» Short exercise:
Pull out the lines running from the one with "Convert this chart to matplotlib code." to the one with "ax.set_facecolor('#C0C0C0')", inclusive, word for word. Drop any picture.

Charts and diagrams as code

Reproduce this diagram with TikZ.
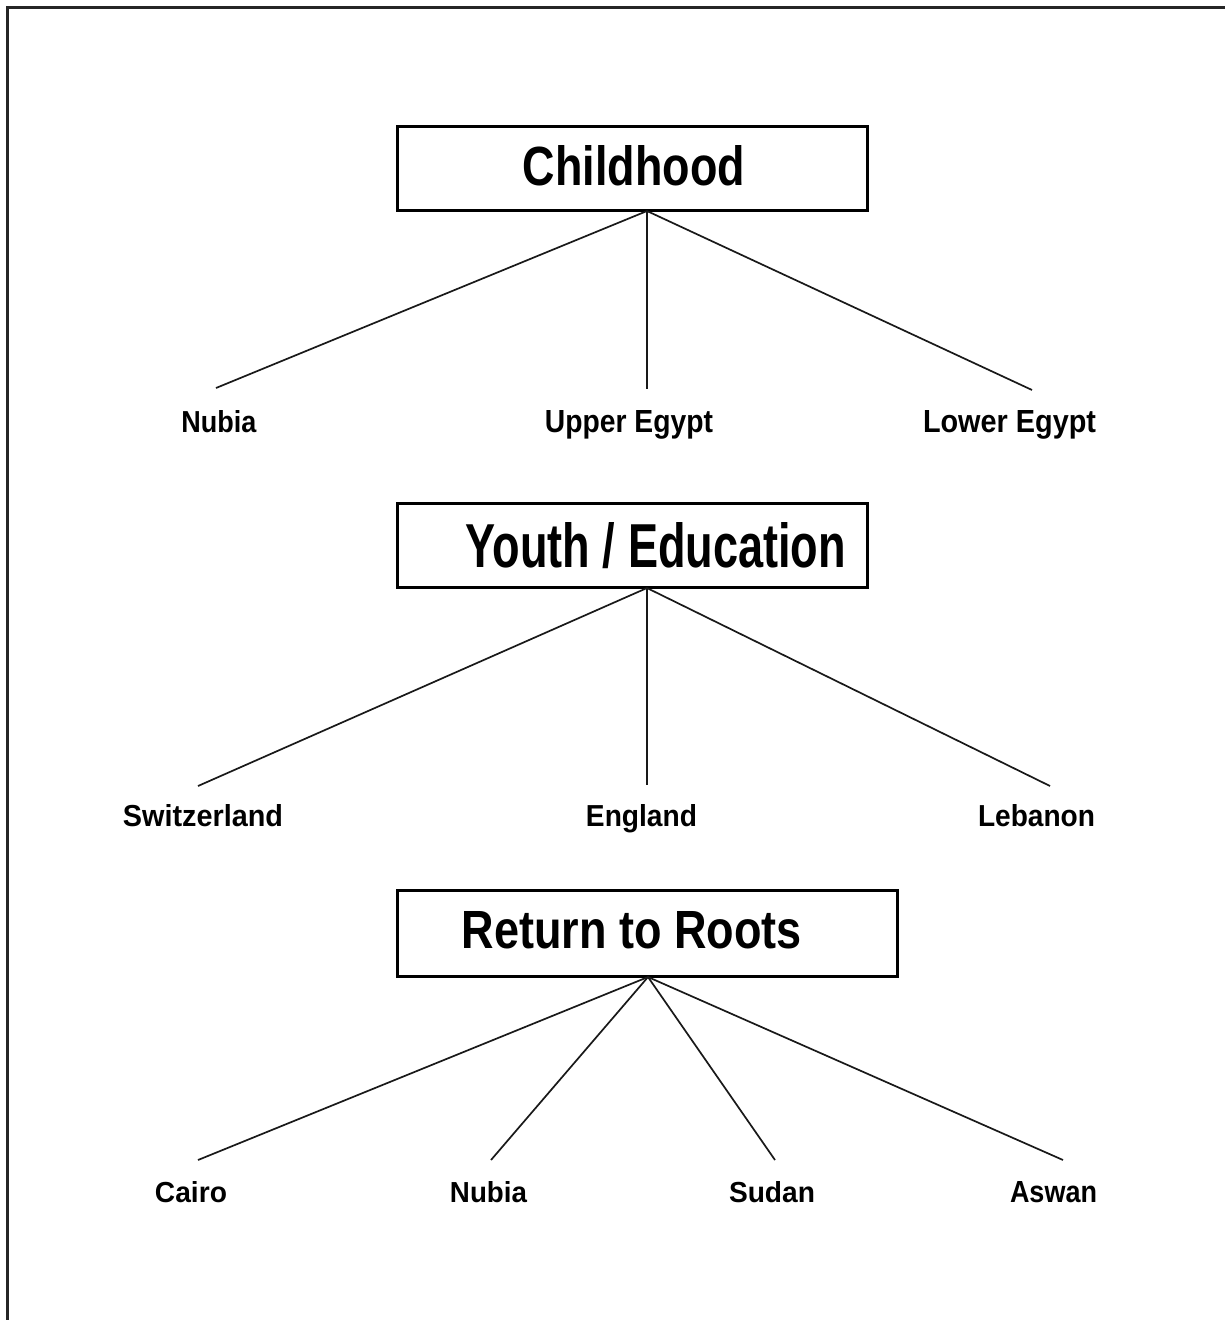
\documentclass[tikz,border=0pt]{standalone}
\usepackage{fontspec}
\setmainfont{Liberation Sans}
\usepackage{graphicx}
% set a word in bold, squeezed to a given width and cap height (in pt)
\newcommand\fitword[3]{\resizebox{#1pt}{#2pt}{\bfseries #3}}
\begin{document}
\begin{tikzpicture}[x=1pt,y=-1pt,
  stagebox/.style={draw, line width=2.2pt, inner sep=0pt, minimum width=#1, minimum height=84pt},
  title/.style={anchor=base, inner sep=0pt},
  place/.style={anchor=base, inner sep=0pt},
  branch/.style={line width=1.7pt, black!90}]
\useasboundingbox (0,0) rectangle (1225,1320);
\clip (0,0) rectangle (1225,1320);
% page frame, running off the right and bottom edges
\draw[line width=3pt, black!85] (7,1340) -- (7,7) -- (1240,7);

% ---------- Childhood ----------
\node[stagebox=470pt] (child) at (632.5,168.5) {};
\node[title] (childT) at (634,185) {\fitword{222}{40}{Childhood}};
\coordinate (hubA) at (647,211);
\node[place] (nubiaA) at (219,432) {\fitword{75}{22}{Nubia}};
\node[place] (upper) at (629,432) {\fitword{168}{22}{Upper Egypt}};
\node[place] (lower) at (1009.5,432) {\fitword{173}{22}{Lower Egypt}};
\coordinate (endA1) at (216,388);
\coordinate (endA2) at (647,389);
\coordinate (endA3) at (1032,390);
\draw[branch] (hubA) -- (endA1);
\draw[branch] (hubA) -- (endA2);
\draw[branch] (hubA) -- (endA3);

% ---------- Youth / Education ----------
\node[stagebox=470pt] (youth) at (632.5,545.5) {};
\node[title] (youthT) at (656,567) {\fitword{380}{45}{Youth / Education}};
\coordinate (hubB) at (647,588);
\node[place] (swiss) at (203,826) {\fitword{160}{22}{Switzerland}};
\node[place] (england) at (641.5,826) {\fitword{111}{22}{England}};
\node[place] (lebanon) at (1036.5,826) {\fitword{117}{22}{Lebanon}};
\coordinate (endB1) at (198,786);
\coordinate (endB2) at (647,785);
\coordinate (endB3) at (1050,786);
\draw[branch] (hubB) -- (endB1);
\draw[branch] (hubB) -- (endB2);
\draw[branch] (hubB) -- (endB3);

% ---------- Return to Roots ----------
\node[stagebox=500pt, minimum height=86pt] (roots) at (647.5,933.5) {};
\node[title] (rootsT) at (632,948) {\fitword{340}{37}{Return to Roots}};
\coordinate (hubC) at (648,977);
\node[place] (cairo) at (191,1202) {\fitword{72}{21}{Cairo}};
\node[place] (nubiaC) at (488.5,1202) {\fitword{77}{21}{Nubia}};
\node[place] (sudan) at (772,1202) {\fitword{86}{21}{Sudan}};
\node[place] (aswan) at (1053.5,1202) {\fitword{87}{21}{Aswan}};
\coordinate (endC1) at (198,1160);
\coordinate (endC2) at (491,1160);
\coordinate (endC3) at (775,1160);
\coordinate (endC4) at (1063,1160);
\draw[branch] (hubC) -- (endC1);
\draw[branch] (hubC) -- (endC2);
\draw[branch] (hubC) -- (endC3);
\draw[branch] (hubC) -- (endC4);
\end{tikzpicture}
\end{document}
--
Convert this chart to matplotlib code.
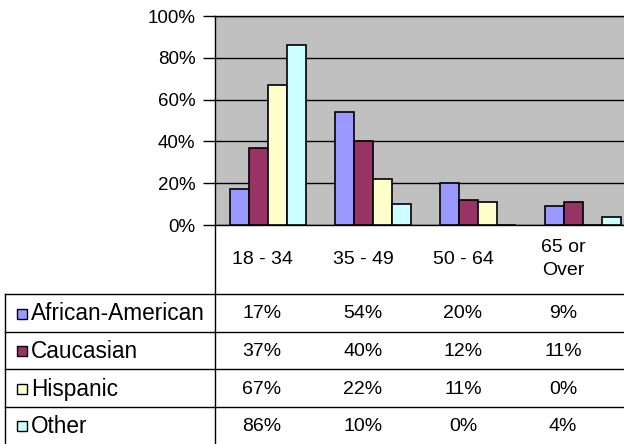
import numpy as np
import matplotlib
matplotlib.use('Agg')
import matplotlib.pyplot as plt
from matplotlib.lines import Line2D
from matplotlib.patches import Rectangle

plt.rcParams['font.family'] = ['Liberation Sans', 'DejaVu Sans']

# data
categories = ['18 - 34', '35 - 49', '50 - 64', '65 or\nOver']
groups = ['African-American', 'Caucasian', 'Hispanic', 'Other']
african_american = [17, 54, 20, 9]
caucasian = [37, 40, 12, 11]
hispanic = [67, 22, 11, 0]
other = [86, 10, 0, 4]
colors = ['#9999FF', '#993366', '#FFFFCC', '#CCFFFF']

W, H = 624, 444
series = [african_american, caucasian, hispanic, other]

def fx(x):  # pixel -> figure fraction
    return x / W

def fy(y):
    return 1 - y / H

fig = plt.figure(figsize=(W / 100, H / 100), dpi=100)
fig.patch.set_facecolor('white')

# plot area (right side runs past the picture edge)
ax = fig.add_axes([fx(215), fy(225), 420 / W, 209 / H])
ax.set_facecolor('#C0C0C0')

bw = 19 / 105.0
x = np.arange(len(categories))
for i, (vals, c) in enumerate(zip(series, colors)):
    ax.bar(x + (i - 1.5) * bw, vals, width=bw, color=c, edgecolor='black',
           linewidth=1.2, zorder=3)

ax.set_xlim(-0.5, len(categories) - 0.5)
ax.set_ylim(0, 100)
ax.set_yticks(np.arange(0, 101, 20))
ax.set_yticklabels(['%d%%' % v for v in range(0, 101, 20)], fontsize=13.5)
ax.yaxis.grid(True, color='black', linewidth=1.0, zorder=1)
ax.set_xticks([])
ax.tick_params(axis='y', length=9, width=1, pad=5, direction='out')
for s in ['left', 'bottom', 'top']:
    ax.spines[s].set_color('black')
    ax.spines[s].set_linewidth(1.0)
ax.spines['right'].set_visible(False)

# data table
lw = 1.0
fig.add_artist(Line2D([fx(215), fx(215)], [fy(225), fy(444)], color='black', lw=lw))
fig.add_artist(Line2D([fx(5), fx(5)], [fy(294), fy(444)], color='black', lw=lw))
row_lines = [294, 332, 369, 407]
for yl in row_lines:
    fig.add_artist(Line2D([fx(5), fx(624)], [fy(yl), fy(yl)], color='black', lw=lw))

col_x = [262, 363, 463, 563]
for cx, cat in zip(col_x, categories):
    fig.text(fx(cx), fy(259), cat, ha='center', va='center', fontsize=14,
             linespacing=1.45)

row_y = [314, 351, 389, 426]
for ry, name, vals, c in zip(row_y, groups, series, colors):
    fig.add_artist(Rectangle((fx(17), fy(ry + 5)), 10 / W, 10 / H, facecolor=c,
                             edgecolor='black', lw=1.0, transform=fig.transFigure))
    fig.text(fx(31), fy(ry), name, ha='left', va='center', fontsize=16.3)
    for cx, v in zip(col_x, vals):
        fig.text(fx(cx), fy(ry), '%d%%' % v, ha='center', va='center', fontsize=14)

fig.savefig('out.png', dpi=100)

» Problem solution:
Convert this chart to matplotlib code.
import numpy as np
import matplotlib
matplotlib.use('Agg')
import matplotlib.pyplot as plt
from matplotlib.lines import Line2D
from matplotlib.patches import Rectangle

plt.rcParams['font.family'] = ['Liberation Sans', 'DejaVu Sans']

# data
categories = ['18 - 34', '35 - 49', '50 - 64', '65 or\nOver']
groups = ['African-American', 'Caucasian', 'Hispanic', 'Other']
african_american = [17, 54, 20, 9]
caucasian = [37, 40, 12, 11]
hispanic = [67, 22, 11, 0]
other = [86, 10, 0, 4]
colors = ['#9999FF', '#993366', '#FFFFCC', '#CCFFFF']

W, H = 624, 444
series = [african_american, caucasian, hispanic, other]

def fx(x):  # pixel -> figure fraction
    return x / W

def fy(y):
    return 1 - y / H

fig = plt.figure(figsize=(W / 100, H / 100), dpi=100)
fig.patch.set_facecolor('white')

# plot area (right side runs past the picture edge)
ax = fig.add_axes([fx(215), fy(225), 420 / W, 209 / H])
ax.set_facecolor('#C0C0C0')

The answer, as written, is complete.